Problem:
I have set up a new 4.13 on demand content proxy on AlmaLinux 9 and connected it to my current main server (still running on AlmaLinux 8). However, I don’t even get it to a full initial sync. Approx. after 75% of the sync task the content proxy runs out of memory, comes almost to a full stop and the oom killer starts terminating pulpcore-worker processes.
I have 32 GB RAM memory, 8 CPUs. It’s the same as my current “old” content proxy which is running on EL8 for 2 years. It has 8 pulpcore-worker processes.
I can see with top (as long as it’s running) that the pulpcore-worker processes at some point quickly start growing memory allocation (RSS or RES) to over 4 or 5 GB each which exhausts the 32 GB memory available.
My old content proxy uses approx. 16 GB at any time. Of course, it doesn’t need to do a full sync.
As far as I can tell, the worker processes are syncing the grafana repository when the issue occurs, originally from https://rpm.grafana.org/ It contains 3988 rpms.
I currently only have repositories with rpms.

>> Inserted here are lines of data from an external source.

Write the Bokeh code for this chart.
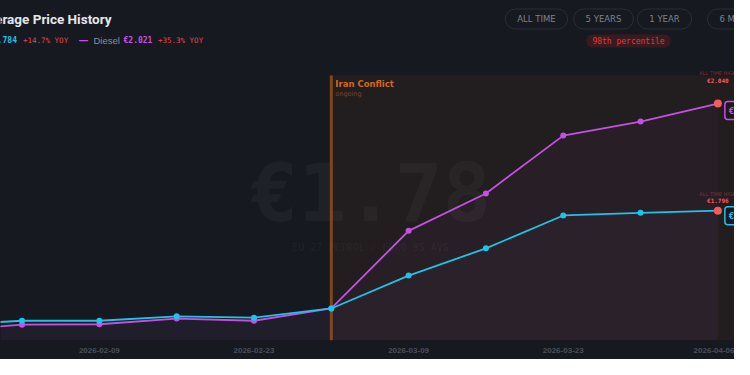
import pandas as pd
from bokeh.plotting import figure
from bokeh.layouts import column
from bokeh.models import Range1d, Label, BoxAnnotation, FixedTicker, DatetimeTickFormatter
from bokeh.embed import file_html
from bokeh.resources import INLINE

# ---------------- data ----------------
dates = ["2026-01-26", "2026-02-02", "2026-02-09", "2026-02-16", "2026-02-23",
         "2026-03-02", "2026-03-09", "2026-03-16", "2026-03-23", "2026-03-30", "2026-04-06"]
petrol = [1.535, 1.545, 1.545, 1.555, 1.552, 1.573, 1.648, 1.710, 1.785, 1.791, 1.796]
diesel = [1.522, 1.536, 1.537, 1.550, 1.545, 1.573, 1.750, 1.835, 1.967, 1.999, 2.040]
tick_dates = ["2026-02-09", "2026-02-23", "2026-03-09", "2026-03-23", "2026-04-06"]

conflict_start = "2026-03-02"
conflict_label = "Iran Conflict"
conflict_status = "ongoing"

petrol_current = "€1.784"
petrol_yoy = "+14.7% YOY"
diesel_name = "Diesel"
diesel_current = "€2.021"
diesel_yoy = "+35.3% YOY"

ath_date = "2026-04-06"
petrol_ath = 1.796
diesel_ath = 2.040
petrol_ath_text = "€1.796"
diesel_ath_text = "€2.040"

watermark = "€1.78"
watermark_sub = "EU 27 PETROL / EURO 95 AVG"
buttons = ["ALL TIME", "5 YEARS", "1 YEAR", "6 MONTHS"]
percentile = "98th percentile"
title = "Average Price History"

x_start, x_end = "2026-01-31 01:13", "2026-04-07 12:09"
y_min, y_max, shade_top = 1.50, 2.120, 2.104

# ---------------- styles ----------------
BG = "#161920"
CYAN = "#1fc3e8"
MAGENTA = "#c64fe4"
RED = "#e2474b"
ATH_RED = "#f45c5c"
ORANGE = "#d2691e"
MONO = "DejaVu Sans Mono"
SANS = "DejaVu Sans"

x = pd.to_datetime(dates)
x_ath = pd.Timestamp(ath_date)
x_conf = pd.Timestamp(conflict_start)

W = 734
HEADER_H = 68

# ================= header =================
h = figure(width=W, height=HEADER_H, x_range=Range1d(0, W), y_range=Range1d(HEADER_H, 0),
           x_axis_location=None, y_axis_location=None, min_border=0,
           output_backend="svg", toolbar_location=None)
h.background_fill_color = BG
h.border_fill_color = BG
h.outline_line_color = None
h.grid.visible = False
h.styles = {"background-color": BG}

h.add_layout(Label(x=111, y=18, text=title, text_align="right", text_baseline="middle",
                   text_font="Roboto", text_font_style="bold", text_font_size="13.5px",
                   text_color="#e6e7ea"))

legend_items = [
    (16.5, petrol_current, CYAN, MONO, "bold", "8px", "right"),
    (22.5, petrol_yoy, RED, MONO, "normal", "7.5px", "left"),
    (78, "—", MAGENTA, SANS, "bold", "10px", "left"),
    (93, diesel_name, "#8a8f99", "Liberation Sans", "normal", "9.5px", "left"),
    (123, diesel_current, MAGENTA, MONO, "bold", "8px", "left"),
    (157.5, diesel_yoy, RED, MONO, "normal", "7.5px", "left"),
]
for lx, txt, col, fnt, sty, sz, al in legend_items:
    h.add_layout(Label(x=lx, y=40, text=txt, text_align=al, text_baseline="middle",
                       text_font=fnt, text_font_style=sty, text_font_size=sz, text_color=col))

btn_x = [536, 603, 664, 707]
btn_align = ["center", "center", "center", "left"]
for bx, txt, al in zip(btn_x, buttons, btn_align):
    h.add_layout(Label(x=bx, y=18.5, text=txt, text_align=al, text_baseline="middle",
                       text_font=SANS, text_font_size="8.5px", text_color="#7d828c",
                       border_line_color="#2a2e36", border_line_width=1,
                       background_fill_color=BG, border_radius=10, padding=(12, 5)))

h.add_layout(Label(x=628, y=40.5, text=percentile, text_align="center", text_baseline="middle",
                   text_font=MONO, text_font_size="8px", text_color="#e03c3c",
                   background_fill_color="#3a1a1f", border_radius=6, padding=(6, 2)))

# ================= main chart =================
p = figure(width=W, height=359 - HEADER_H, x_axis_type="datetime", y_axis_location=None,
           x_range=Range1d(pd.Timestamp(x_start), pd.Timestamp(x_end)),
           y_range=Range1d(y_min, y_max),
           min_border_left=0, min_border_right=0, min_border_top=0, min_border_bottom=19,
           output_backend="svg", toolbar_location=None)
p.background_fill_color = BG
p.border_fill_color = BG
p.outline_line_color = None
p.grid.visible = False
p.styles = {"background-color": BG}

ax = p.xaxis[0]
ax.ticker = FixedTicker(ticks=[pd.Timestamp(d).value / 1e6 for d in tick_dates])
ax.formatter = DatetimeTickFormatter(days="%Y-%m-%d", months="%Y-%m-%d", hours="%Y-%m-%d")
ax.axis_line_color = None
ax.major_tick_line_color = None
ax.minor_tick_line_color = None
ax.major_tick_out = 0
ax.major_tick_in = 0
ax.major_label_text_color = "#4b4f58"
ax.major_label_text_font = "Liberation Sans"
ax.major_label_text_font_style = "bold"
ax.major_label_text_font_size = "8px"
ax.major_label_standoff = 7

# conflict region
p.add_layout(BoxAnnotation(left=x_conf, top=shade_top, fill_color="#f97316", fill_alpha=0.055,
                           line_color=None, level="underlay"))

# watermark
p.add_layout(Label(x=370, y=125, x_units="canvas", y_units="canvas", text=watermark,
                   text_align="center", text_baseline="middle", text_font=MONO,
                   text_font_style="bold", text_font_size="80px", text_color="white",
                   text_alpha=0.035, level="underlay"))
p.add_layout(Label(x=370, y=179, x_units="canvas", y_units="canvas", text=watermark_sub,
                   text_align="center", text_baseline="middle", text_font=MONO,
                   text_font_style="bold", text_font_size="10px", text_color="white",
                   text_alpha=0.04, level="underlay"))

# conflict start line
p.segment(x0=[x_conf], y0=[y_min], x1=[x_conf], y1=[shade_top],
          line_color="#c2621a", line_alpha=0.6, line_width=3)

# areas
p.varea(x=x, y1=y_min, y2=diesel, fill_color=MAGENTA, fill_alpha=0.04)
p.varea(x=x, y1=y_min, y2=petrol, fill_color="#9aa8c8", fill_alpha=0.025)

# lines + markers
p.line(x, diesel, line_color=MAGENTA, line_width=1.8)
p.scatter(x, diesel, size=6, fill_color=MAGENTA, line_color=None)
p.line(x, petrol, line_color=CYAN, line_width=1.8)
p.scatter(x, petrol, size=6, fill_color=CYAN, line_color=None)

# ATH markers
p.scatter([x_ath, x_ath], [diesel_ath, petrol_ath], size=8, fill_color=ATH_RED, line_color=None)

for val, txt, off_hi, off_val in [(diesel_ath, diesel_ath_text, 31, 23),
                                  (petrol_ath, petrol_ath_text, 17, 10)]:
    p.add_layout(Label(x=x_ath, y=val, y_offset=off_hi, text="ALL TIME HIGH", text_align="center",
                       text_baseline="middle", text_font=SANS, text_font_size="5px",
                       text_color="#7a3236"))
    p.add_layout(Label(x=x_ath, y=val, y_offset=off_val, text=txt, text_align="center",
                       text_baseline="middle", text_font=MONO, text_font_style="bold",
                       text_font_size="6px", text_color=ATH_RED))

# right-edge badges
for val, txt, col, off in [(diesel[-1], diesel_current, MAGENTA, -7), (petrol[-1], petrol_current, CYAN, -5)]:
    p.add_layout(Label(x=x_ath, y=val, x_offset=7, y_offset=off, text=txt, text_align="left",
                       text_baseline="middle", text_font=MONO, text_font_style="bold",
                       text_font_size="9px", text_color=col, background_fill_color="#1b1820",
                       border_line_color=col, border_line_width=1.5, border_radius=3, padding=4))

# conflict labels
p.add_layout(Label(x=x_conf, y=15, x_offset=4, y_units="canvas",
                   text=conflict_label, text_align="left", text_baseline="middle",
                   text_font=SANS, text_font_style="bold", text_font_size="8.5px", text_color=ORANGE))
p.add_layout(Label(x=x_conf, y=25, x_offset=4, y_units="canvas",
                   text=conflict_status, text_align="left", text_baseline="middle",
                   text_font=SANS, text_font_size="6.5px", text_color="#7e4520"))

layout = column(h, p, spacing=0)
layout.styles = {"background-color": BG}

open("out.html", "w").write(file_html(layout, INLINE))
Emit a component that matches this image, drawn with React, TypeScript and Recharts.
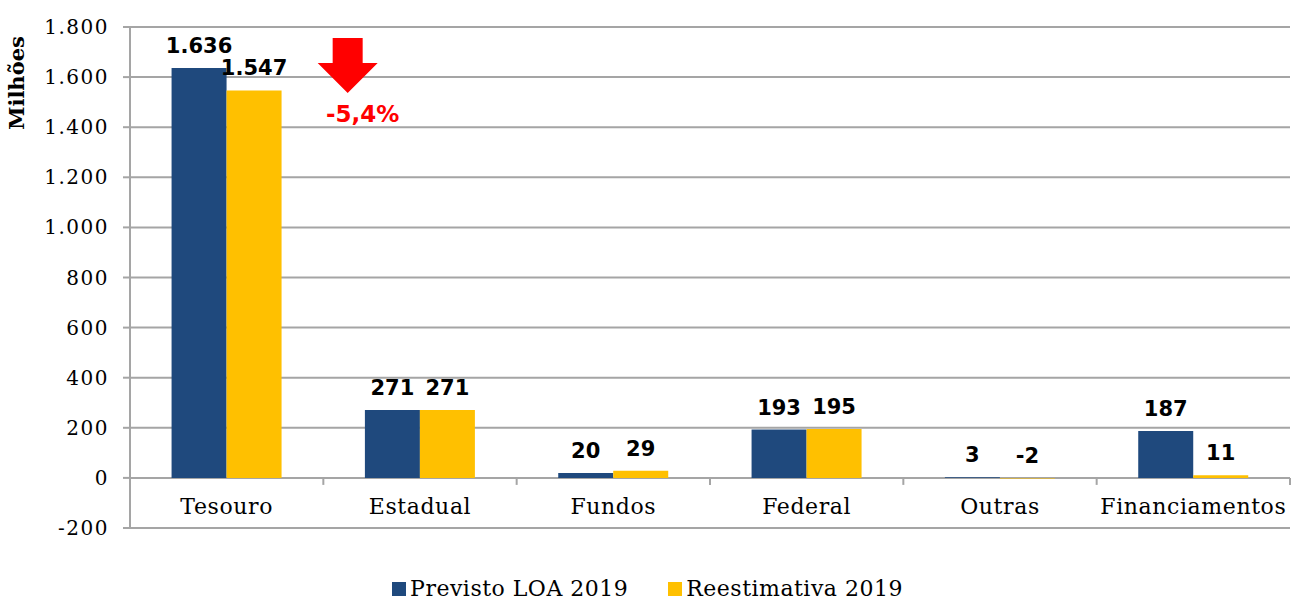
import React from "react"
import {
  BarChart,
  Bar,
  XAxis,
  YAxis,
  CartesianGrid,
  Legend,
  LabelList,
  ReferenceDot,
} from "recharts"

// categories and series (R$ milhões)
const categories = ["Tesouro", "Estadual", "Fundos", "Federal", "Outras", "Financiamentos"]
const previstoLoa = [1636, 271, 20, 193, 3, 187]
const reestimativa = [1547, 271, 29, 195, -2, 11]
const yTicks = [-200, 0, 200, 400, 600, 800, 1000, 1200, 1400, 1600, 1800]

const seriesNames = { loa: "Previsto LOA 2019", re: "Reestimativa 2019" }

const data = categories.map((c, i) => ({ name: c, loa: previstoLoa[i], re: reestimativa[i] }))

const W = 1295
const H = 599
const M = { top: 27, right: 5, bottom: 70, left: 0 }
const X_H = 1
const Y_W = 130
const Y_MIN = yTicks[0]
const Y_MAX = yTicks[yTicks.length - 1]
const PLOT_BOTTOM = H - M.bottom - X_H
const PLOT_H = PLOT_BOTTOM - M.top
const ZERO_Y = PLOT_BOTTOM - (PLOT_H * (0 - Y_MIN)) / (Y_MAX - Y_MIN)
const BAND = (W - Y_W - M.left - M.right) / categories.length

const BLUE = "#1F497D"
const GOLD = "#FFC000"
const GRID = "#a5a5a5"
const SERIF = "'DejaVu Serif', serif"
const SANS = "'DejaVu Sans', Verdana, sans-serif"

const fmt = (v: number) => {
  const s = Math.abs(v).toString().replace(/\B(?=(\d{3})+(?!\d))/g, ".")
  return (v < 0 ? "-" : "") + s
}

const CategoryTick = (props: any) => {
  const { x, payload, index } = props
  return (
    <g>
      <line x1={x + BAND / 2} x2={x + BAND / 2} y1={ZERO_Y} y2={ZERO_Y + 7} stroke={GRID} strokeWidth={2} />
      {index === 0 && (
        <line x1={x - BAND / 2} x2={x - BAND / 2} y1={ZERO_Y} y2={ZERO_Y + 7} stroke={GRID} strokeWidth={2} />
      )}
      <text
        x={x}
        y={ZERO_Y + 36}
        textAnchor="middle"
        fontFamily={SERIF}
        fontSize={22}
        letterSpacing={0.6}
        fill="#000"
      >
        {payload.value}
      </text>
    </g>
  )
}

const ValueTick = (props: any) => {
  const { x, y, payload } = props
  return (
    <text x={x} y={y + 7} textAnchor="end" fontFamily={SERIF} fontSize={20} letterSpacing={1.5} fill="#000">
      {fmt(payload.value)}
    </text>
  )
}

const ValueLabel = (props: any) => {
  const { x, y, width, height, value } = props
  const top = Math.min(y, y + height)
  return (
    <text
      x={x + width / 2}
      y={top - 15}
      textAnchor="middle"
      fontFamily={SANS}
      fontWeight="bold"
      fontSize={21}
      fill="#000"
    >
      {fmt(value)}
    </text>
  )
}

const change = (reestimativa[0] / previstoLoa[0] - 1) * 100
const changeText = change.toFixed(1).replace(".", ",") + "%"

const DownArrow = (props: any) => {
  const { cx, cy } = props
  const ax = cx + 121
  const top = cy + 11
  return (
    <g>
      <polygon
        points={[
          [ax - 15, top],
          [ax + 15, top],
          [ax + 15, top + 25],
          [ax + 30, top + 25],
          [ax, top + 55],
          [ax - 30, top + 25],
          [ax - 15, top + 25],
        ]
          .map((p) => p.join(","))
          .join(" ")}
        fill="#FF0000"
      />
      <text x={ax + 15} y={top + 84} textAnchor="middle" fontFamily={SANS} fontWeight="bold" fontSize={23} fill="#FF0000">
        {changeText}
      </text>
    </g>
  )
}

const LegendContent = (props: any) => {
  const { payload } = props
  return (
    <div
      style={{
        display: "flex",
        justifyContent: "center",
        alignItems: "center",
        fontFamily: SERIF,
        fontSize: 22,
        letterSpacing: 0.5,
      }}
    >
      {payload.map((e: any, i: number) => (
        <div key={i} style={{ display: "flex", alignItems: "center", marginLeft: i > 0 ? 40 : 0 }}>
          <span style={{ width: 14, height: 14, background: e.color, display: "inline-block", marginRight: 4 }} />
          <span style={{ color: "#000" }}>{e.value}</span>
        </div>
      ))}
    </div>
  )
}

export default function App() {
  return (
    <div style={{ position: "absolute", left: 0, top: 0, background: "#fff" }}>
      <BarChart width={W} height={H} data={data} margin={M} barGap={0} barCategoryGap="21.5%">
        <CartesianGrid horizontal vertical={false} stroke={GRID} strokeWidth={2} />
        <XAxis
          dataKey="name"
          height={X_H}
          axisLine={false}
          tickLine={false}
          tick={CategoryTick}
          interval={0}
        />
        <YAxis
          width={Y_W}
          domain={[Y_MIN, Y_MAX]}
          ticks={yTicks}
          interval={0}
          axisLine={{ stroke: GRID, strokeWidth: 2 }}
          tickLine={{ stroke: GRID, strokeWidth: 2 }}
          tickSize={7}
          tickMargin={14}
          tick={ValueTick}
          label={({ viewBox }: any) => (
            <text
              x={viewBox.x + 24}
              y={viewBox.y + 56}
              transform={`rotate(-90 ${viewBox.x + 24} ${viewBox.y + 56})`}
              textAnchor="middle"
              fontFamily={SERIF}
              fontWeight="bold"
              fontSize={21}
              fill="#000"
            >
              Milhões
            </text>
          )}
        />
        <Legend
          layout="horizontal"
          verticalAlign="middle"
          align="center"
          wrapperStyle={{ top: 576, left: 0, width: W, height: 28 }}
          content={<LegendContent />}
        />
        <Bar dataKey="loa" name={seriesNames.loa} fill={BLUE} isAnimationActive={false}>
          <LabelList dataKey="loa" content={<ValueLabel />} />
        </Bar>
        <Bar dataKey="re" name={seriesNames.re} fill={GOLD} isAnimationActive={false}>
          <LabelList dataKey="re" content={<ValueLabel />} />
        </Bar>
        <ReferenceDot x={categories[0]} y={Y_MAX} r={0} shape={<DownArrow />} ifOverflow="visible" />
      </BarChart>
    </div>
  )
}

Foreman and Proxy versions:
main server
foreman-3.11.2-1.el8.noarch
katello-4.13.1-1.el8.noarch
on the new proxy
foreman-proxy-content-4.13.1-1.el9.noarch
foreman-proxy-3.11.2-1.el9.noarch
Distribution and version:
AlmaLinux 9.4 on the content proxy.
It’s rpms only. The repository where it definitively got stuck was grafana from https://rpm.grafana.com/ (sorry, posted the wrong url before). It’s has 4.000 rpms with a huge filelist which expands to a 1.5 GB xml with approx. 17 million files linked.
I have reduced the number of workers down to 4 and the sync finally got through. I could see in top that workers would go up to ~ 6 GB in memory.
I think if you sync the grafana repository for the first time to a pulp server you should be able to see it.
@dralley are you surprised at all by the numbers here? 4,000 RPMs doesn’t sound large at all, but the mention of the large filelist might be unique. I’m not sure if that rivals some of the larger RHEL repos like AppStream / BaseOS.
It is surprising yes, although someone reported that the Grafana repo was causing this about 2 weeks ago already, I haven’t fully gotten to the bottom of it yet.
The large filelists is probably not the full story, there’s got to be something else going on that amplifies the issue.
The latest update about the issue sounds like the memory consumption might be expected due to the unusual size of the filelist. However, it’s still being investigated.
Thanks. So far it didn’t happen again. I guess, it only gets really bad during an initial sync of an new content proxy. It then syncs the full repository for all content views and lifecycle environments (4 CVs x 2 LE = 8) in one run, writing the metadata for the first time.
But a later optimized sync or even a manual complete sync of the content proxy doesn’t do anything to the memory usage. It’s not using more then 8 GB in total, with 8 active pulpcore workers.